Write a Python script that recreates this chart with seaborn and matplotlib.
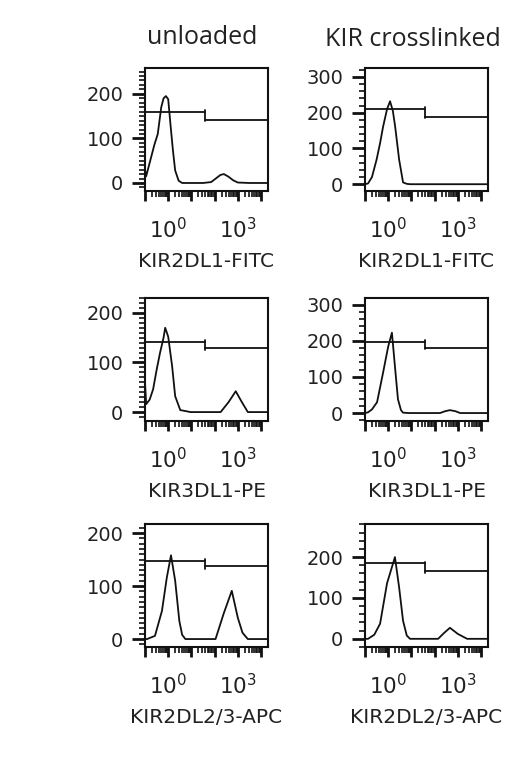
import numpy as np
import pandas as pd
import seaborn as sns
import matplotlib.pyplot as plt
from matplotlib.ticker import FixedLocator, NullFormatter, MultipleLocator

# column titles and marker names
conditions = ["unloaded", "KIR crosslinked"]
markers = ["KIR2DL1-FITC", "KIR3DL1-PE", "KIR2DL2/3-APC"]

# histogram curves: x in decades (log10), y = cell count
fitc_unl_x = [-1.0, -0.95, -0.8, -0.6, -0.45, -0.3, -0.2, -0.1, 0.0, 0.1, 0.2, 0.3, 0.45, 0.6, 1.0, 1.5, 1.85, 2.05, 2.25, 2.4, 2.6, 2.8, 3.0, 3.5, 4.3]
fitc_unl_y = [30, 15, 45, 85, 110, 170, 190, 195, 188, 130, 75, 28, 5, 0, 0, 0, 2, 10, 18, 20, 14, 6, 1, 0, 0]
fitc_xl_x = [-1.0, -0.87, -0.7, -0.5, -0.35, -0.22, -0.05, 0.08, 0.2, 0.3, 0.47, 0.64, 0.8, 0.94, 1.5, 2.5, 4.3]
fitc_xl_y = [0, 2, 20, 69, 115, 161, 210, 232, 205, 161, 69, 5, 1, 0, 0, 0, 0]
pe_unl_x = [-1.0, -0.95, -0.8, -0.65, -0.5, -0.35, -0.2, -0.13, 0.0, 0.17, 0.3, 0.52, 0.75, 0.96, 1.5, 2.26, 2.6, 2.91, 3.15, 3.43, 4.3]
pe_unl_y = [60, 16, 25, 46, 85, 120, 150, 170, 152, 92, 32, 4, 2, 0, 0, 0, 20, 42, 22, 0, 0]
pe_xl_x = [-1.0, -0.87, -0.7, -0.48, -0.22, 0.0, 0.16, 0.29, 0.42, 0.55, 0.64, 0.9, 1.5, 2.23, 2.45, 2.66, 2.9, 3.1, 4.3]
pe_xl_y = [0, 2, 10, 30, 112, 184, 222, 129, 38, 8, 1, 0, 0, 0, 5, 8, 5, 0, 0]
apc_unl_x = [-1.0, -0.91, -0.57, -0.27, -0.06, 0.12, 0.3, 0.48, 0.6, 0.74, 1.5, 2.04, 2.39, 2.74, 3.0, 3.2, 3.43, 4.3]
apc_unl_y = [0, 0, 6, 53, 116, 158, 110, 34, 8, 0, 0, 0, 48, 91, 40, 12, 0, 0]
apc_xl_x = [-1.0, -0.87, -0.6, -0.35, -0.05, 0.29, 0.47, 0.64, 0.8, 0.94, 1.5, 2.15, 2.4, 2.66, 3.0, 3.4, 4.3]
apc_xl_y = [0, 0, 10, 37, 136, 200, 126, 44, 8, 0, 0, 0, 14, 27, 12, 0, 0]

# marker gate heights (left region, right region)
gate_split = 1.6
gate_unl = [(160, 142), (142, 130), (147, 137)]
gate_xl = [(211, 189), (197, 181), (185, 165)]

# y ranges per panel
ylims_unl = [(-18, 258), (-18, 230), (-15, 217)]
ylims_xl = [(-19, 325), (-22, 318), (-20, 281)]

curves = {
    (0, 0): (fitc_unl_x, fitc_unl_y), (0, 1): (fitc_xl_x, fitc_xl_y),
    (1, 0): (pe_unl_x, pe_unl_y), (1, 1): (pe_xl_x, pe_xl_y),
    (2, 0): (apc_unl_x, apc_unl_y), (2, 1): (apc_xl_x, apc_xl_y),
}

sns.set_theme(style="ticks")
plt.rcParams['font.family'] = ['DejaVu Sans']
plt.rcParams['mathtext.default'] = 'regular'

fig = plt.figure(figsize=(5.2, 7.64), dpi=100)

lefts = [145 / 520, 365 / 520]
width = 123 / 520
tops = [68, 298, 524]
height = 123 / 764

for r in range(3):
    for c in range(2):
        ax = fig.add_axes([lefts[c], 1 - (tops[r] + 123) / 764, width, height])
        xs, ys = curves[(r, c)]
        df = pd.DataFrame({"x": 10 ** np.array(xs), "y": ys})
        sns.lineplot(data=df, x="x", y="y", ax=ax, color="#111111", linewidth=1.3)
        ax.set_xscale("log")
        ax.set_xlim(10 ** -1.0, 10 ** 4.3)
        ylim = ylims_unl[r] if c == 0 else ylims_xl[r]
        ax.set_ylim(*ylim)

        # gates
        g = gate_unl[r] if c == 0 else gate_xl[r]
        split = 10 ** gate_split
        ax.plot([10 ** -1.0, split], [g[0], g[0]], color="#111111", lw=1.3)
        ax.plot([split, 10 ** 4.3], [g[1], g[1]], color="#111111", lw=1.3)
        ax.plot([split, split], [g[0] + 4, g[1] - 4], color="#111111", lw=1.3)

        ax.set_xticks([0.1, 1, 10, 100, 1000, 10000])
        ax.set_xticklabels(["", "$10^0$", "", "", "$10^3$", ""])
        ax.xaxis.set_minor_locator(FixedLocator(
            [m * 10.0 ** d for d in range(-1, 5) for m in range(2, 10) if m * 10.0 ** d < 10 ** 4.3]))
        ax.xaxis.set_minor_formatter(NullFormatter())
        ax.yaxis.set_major_locator(MultipleLocator(100))
        ax.yaxis.set_minor_locator(MultipleLocator(10 if c == 0 else 20))

        ax.tick_params(axis="both", which="major", direction="out", width=2,
                       colors="#111111", labelcolor="#222222")
        ax.tick_params(axis="y", which="major", length=9.5, pad=6, labelsize=14)
        ax.tick_params(axis="x", which="major", length=7.5, pad=11, labelsize=15.5)
        ax.tick_params(axis="both", which="minor", direction="out", length=4.5, width=1.2, colors="#111111")
        for s in ax.spines.values():
            s.set_visible(True)
            s.set_linewidth(1.5)
            s.set_color("#111111")
        ax.set_ylabel("")
        ax.set_xlabel(markers[r], fontsize=14.5, labelpad=7, color="#222222")

fig.text(202 / 520, 1 - 37 / 764, conditions[0], ha="center", va="center",
         fontsize=18, family=["Open Sans", "DejaVu Sans"], color="#222222")
fig.text(413 / 520, 1 - 40 / 764, conditions[1], ha="center", va="center",
         fontsize=18, family=["Open Sans", "DejaVu Sans"], color="#222222")

fig.savefig("out.png", dpi=100, facecolor="white")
======
**Given problem**. Write out the data precisely as given, excluding the pictures.

**Reply to the exercise**.
Write a Python script that recreates this chart with seaborn and matplotlib.
import numpy as np
import pandas as pd
import seaborn as sns
import matplotlib.pyplot as plt
from matplotlib.ticker import FixedLocator, NullFormatter, MultipleLocator

# column titles and marker names
conditions = ["unloaded", "KIR crosslinked"]
markers = ["KIR2DL1-FITC", "KIR3DL1-PE", "KIR2DL2/3-APC"]

# histogram curves: x in decades (log10), y = cell count
fitc_unl_x = [-1.0, -0.95, -0.8, -0.6, -0.45, -0.3, -0.2, -0.1, 0.0, 0.1, 0.2, 0.3, 0.45, 0.6, 1.0, 1.5, 1.85, 2.05, 2.25, 2.4, 2.6, 2.8, 3.0, 3.5, 4.3]
fitc_unl_y = [30, 15, 45, 85, 110, 170, 190, 195, 188, 130, 75, 28, 5, 0, 0, 0, 2, 10, 18, 20, 14, 6, 1, 0, 0]
fitc_xl_x = [-1.0, -0.87, -0.7, -0.5, -0.35, -0.22, -0.05, 0.08, 0.2, 0.3, 0.47, 0.64, 0.8, 0.94, 1.5, 2.5, 4.3]
fitc_xl_y = [0, 2, 20, 69, 115, 161, 210, 232, 205, 161, 69, 5, 1, 0, 0, 0, 0]
pe_unl_x = [-1.0, -0.95, -0.8, -0.65, -0.5, -0.35, -0.2, -0.13, 0.0, 0.17, 0.3, 0.52, 0.75, 0.96, 1.5, 2.26, 2.6, 2.91, 3.15, 3.43, 4.3]
pe_unl_y = [60, 16, 25, 46, 85, 120, 150, 170, 152, 92, 32, 4, 2, 0, 0, 0, 20, 42, 22, 0, 0]
pe_xl_x = [-1.0, -0.87, -0.7, -0.48, -0.22, 0.0, 0.16, 0.29, 0.42, 0.55, 0.64, 0.9, 1.5, 2.23, 2.45, 2.66, 2.9, 3.1, 4.3]
pe_xl_y = [0, 2, 10, 30, 112, 184, 222, 129, 38, 8, 1, 0, 0, 0, 5, 8, 5, 0, 0]
apc_unl_x = [-1.0, -0.91, -0.57, -0.27, -0.06, 0.12, 0.3, 0.48, 0.6, 0.74, 1.5, 2.04, 2.39, 2.74, 3.0, 3.2, 3.43, 4.3]
apc_unl_y = [0, 0, 6, 53, 116, 158, 110, 34, 8, 0, 0, 0, 48, 91, 40, 12, 0, 0]
apc_xl_x = [-1.0, -0.87, -0.6, -0.35, -0.05, 0.29, 0.47, 0.64, 0.8, 0.94, 1.5, 2.15, 2.4, 2.66, 3.0, 3.4, 4.3]
apc_xl_y = [0, 0, 10, 37, 136, 200, 126, 44, 8, 0, 0, 0, 14, 27, 12, 0, 0]

# marker gate heights (left region, right region)
gate_split = 1.6
gate_unl = [(160, 142), (142, 130), (147, 137)]
gate_xl = [(211, 189), (197, 181), (185, 165)]

# y ranges per panel
ylims_unl = [(-18, 258), (-18, 230), (-15, 217)]
ylims_xl = [(-19, 325), (-22, 318), (-20, 281)]

curves = {
    (0, 0): (fitc_unl_x, fitc_unl_y), (0, 1): (fitc_xl_x, fitc_xl_y),
    (1, 0): (pe_unl_x, pe_unl_y), (1, 1): (pe_xl_x, pe_xl_y),
    (2, 0): (apc_unl_x, apc_unl_y), (2, 1): (apc_xl_x, apc_xl_y),
}

sns.set_theme(style="ticks")
plt.rcParams['font.family'] = ['DejaVu Sans']
plt.rcParams['mathtext.default'] = 'regular'

fig = plt.figure(figsize=(5.2, 7.64), dpi=100)

lefts = [145 / 520, 365 / 520]
width = 123 / 520
tops = [68, 298, 524]
height = 123 / 764

for r in range(3):
    for c in range(2):
        ax = fig.add_axes([lefts[c], 1 - (tops[r] + 123) / 764, width, height])
        xs, ys = curves[(r, c)]
        df = pd.DataFrame({"x": 10 ** np.array(xs), "y": ys})
        sns.lineplot(data=df, x="x", y="y", ax=ax, color="#111111", linewidth=1.3)
        ax.set_xscale("log")
        ax.set_xlim(10 ** -1.0, 10 ** 4.3)
        ylim = ylims_unl[r] if c == 0 else ylims_xl[r]
        ax.set_ylim(*ylim)

        # gates
        g = gate_unl[r] if c == 0 else gate_xl[r]
        split = 10 ** gate_split
        ax.plot([10 ** -1.0, split], [g[0], g[0]], color="#111111", lw=1.3)
        ax.plot([split, 10 ** 4.3], [g[1], g[1]], color="#111111", lw=1.3)
        ax.plot([split, split], [g[0] + 4, g[1] - 4], color="#111111", lw=1.3)

        ax.set_xticks([0.1, 1, 10, 100, 1000, 10000])
        ax.set_xticklabels(["", "$10^0$", "", "", "$10^3$", ""])
        ax.xaxis.set_minor_locator(FixedLocator(
            [m * 10.0 ** d for d in range(-1, 5) for m in range(2, 10) if m * 10.0 ** d < 10 ** 4.3]))
        ax.xaxis.set_minor_formatter(NullFormatter())
        ax.yaxis.set_major_locator(MultipleLocator(100))
        ax.yaxis.set_minor_locator(MultipleLocator(10 if c == 0 else 20))

        ax.tick_params(axis="both", which="major", direction="out", width=2,
                       colors="#111111", labelcolor="#222222")
        ax.tick_params(axis="y", which="major", length=9.5, pad=6, labelsize=14)
        ax.tick_params(axis="x", which="major", length=7.5, pad=11, labelsize=15.5)
        ax.tick_params(axis="both", which="minor", direction="out", length=4.5, width=1.2, colors="#111111")
        for s in ax.spines.values():
            s.set_visible(True)
            s.set_linewidth(1.5)
            s.set_color("#111111")
        ax.set_ylabel("")
        ax.set_xlabel(markers[r], fontsize=14.5, labelpad=7, color="#222222")

fig.text(202 / 520, 1 - 37 / 764, conditions[0], ha="center", va="center",
         fontsize=18, family=["Open Sans", "DejaVu Sans"], color="#222222")
fig.text(413 / 520, 1 - 40 / 764, conditions[1], ha="center", va="center",
         fontsize=18, family=["Open Sans", "DejaVu Sans"], color="#222222")

fig.savefig("out.png", dpi=100, facecolor="white")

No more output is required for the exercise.